Privatising bus services has been a four decade long disaster for Scotland. My latest local column for newspapers in West Dunbartonshire talks about the need to bring buses back under public control.

For many people, me included, buses are essential for day to day travel. Everyone should have access to affordable and reliable public transport, but that's far from the reality when it comes to Scotland’s overpriced and fragmented private bus network.

Alongside Glasgow’s Green MSP Patrick Harvie I’m calling for bus services across the West of Scotland to be brought back under public control, so that routes can be planned based on what our communities need rather than what will make the most profit for company shareholders.

Quite predictably, the fiercest opponent of our proposals is McGills Buses owner Sandy Easdale, who has launched a series of unintentionally hilarious personal attacks against myself and Patrick.

Mr Easdale and his brother are very keen for us all to think they are billionaires, but research by journalists has never been able to make that add up. Regardless of the precise figure though, they are clearly exceedingly rich and much of that is because you and I pay them twice every time we use one of their buses.

We pay once for our (overpriced) tickets, then again through our taxes to subsidise their business. In the last few years alone McGills has taken almost £19 million from the Scottish Government to buy new buses.

If privatising the bus network has been so successful, why do these companies constantly need so much money from taxpayers?

Since Thatcher privatised bus services in the late 1980s they have become increasingly fragmented and geared towards extracting profits for their directors and shareholders, rather than providing a decent service.

Companies have no incentive to cooperate to ensure that every community in need of bus services gets one. Their only priorities are grabbing the most profitable routes and collecting as much in government subsidies as possible.

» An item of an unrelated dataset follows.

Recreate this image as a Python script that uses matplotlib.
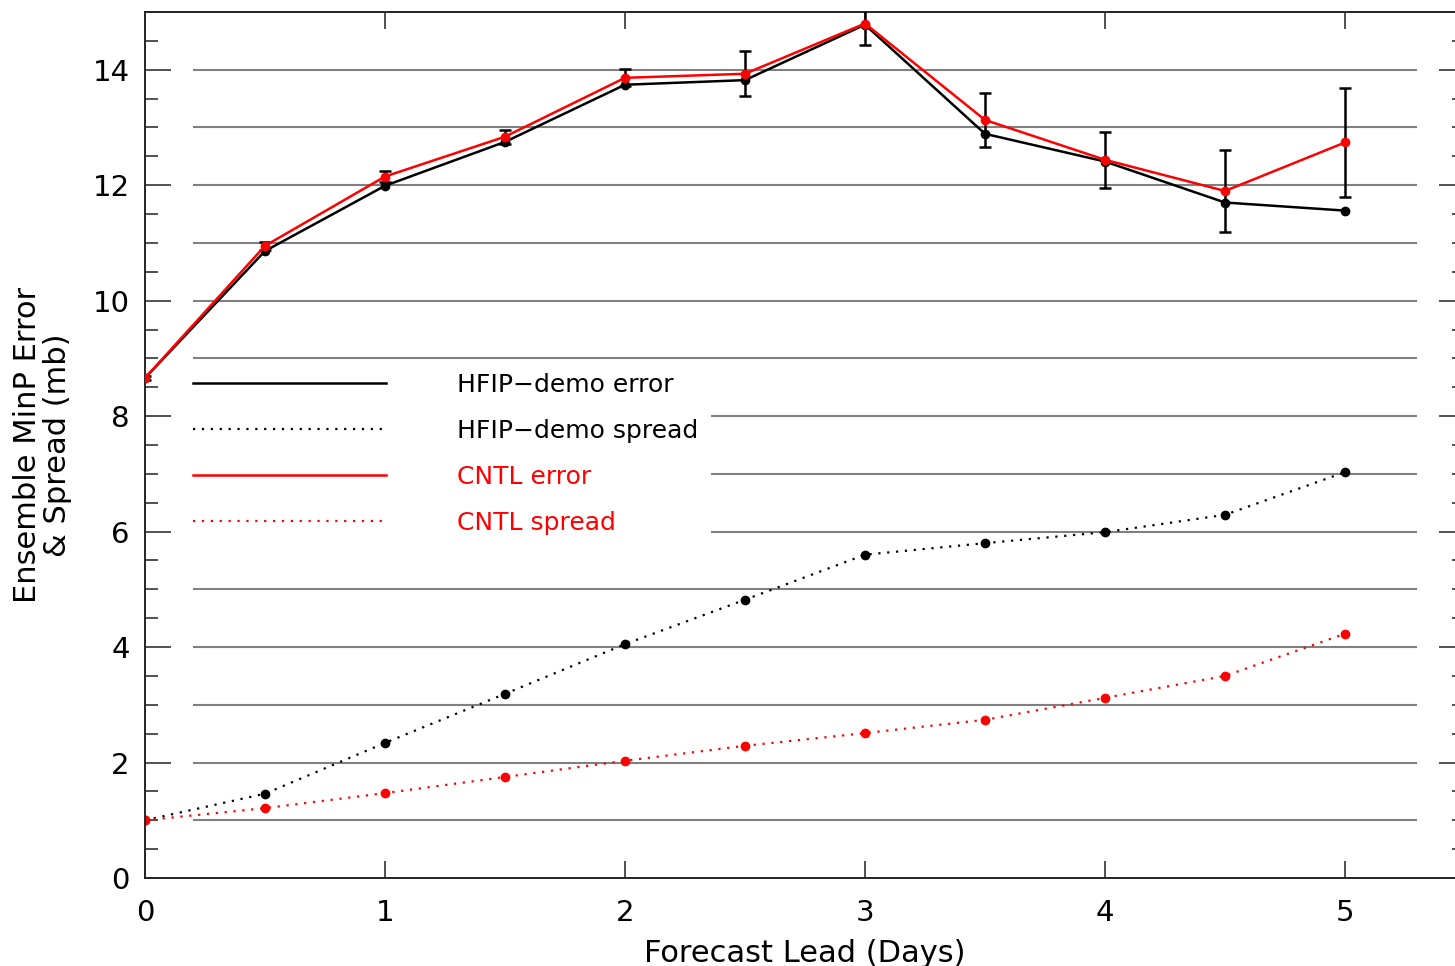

But it doesn’t need to be this way. The benefits are obvious when more people are able to use the bus. 

The Scottish Greens delivered free bus travel for young people a few years ago. 15,000 young people in West Dunbartonshire have now taken four million bus journeys for free, saving their families a fortune and helping to reduce the number of cars on the roads.

I know of bus services across the country which have been saved from the axe or expanded because of the passenger increase driven by young people. That’s a win for whole communities, not just those under 22.

But we cannot constantly be on the defensive, fighting to save individual routes from companies who simply do not care.

Putting buses back under public control and expanding free bus travel must be the goal.

Countries like Malta and Luxembourg already offer free bus travel to all of their residents, so why not Scotland?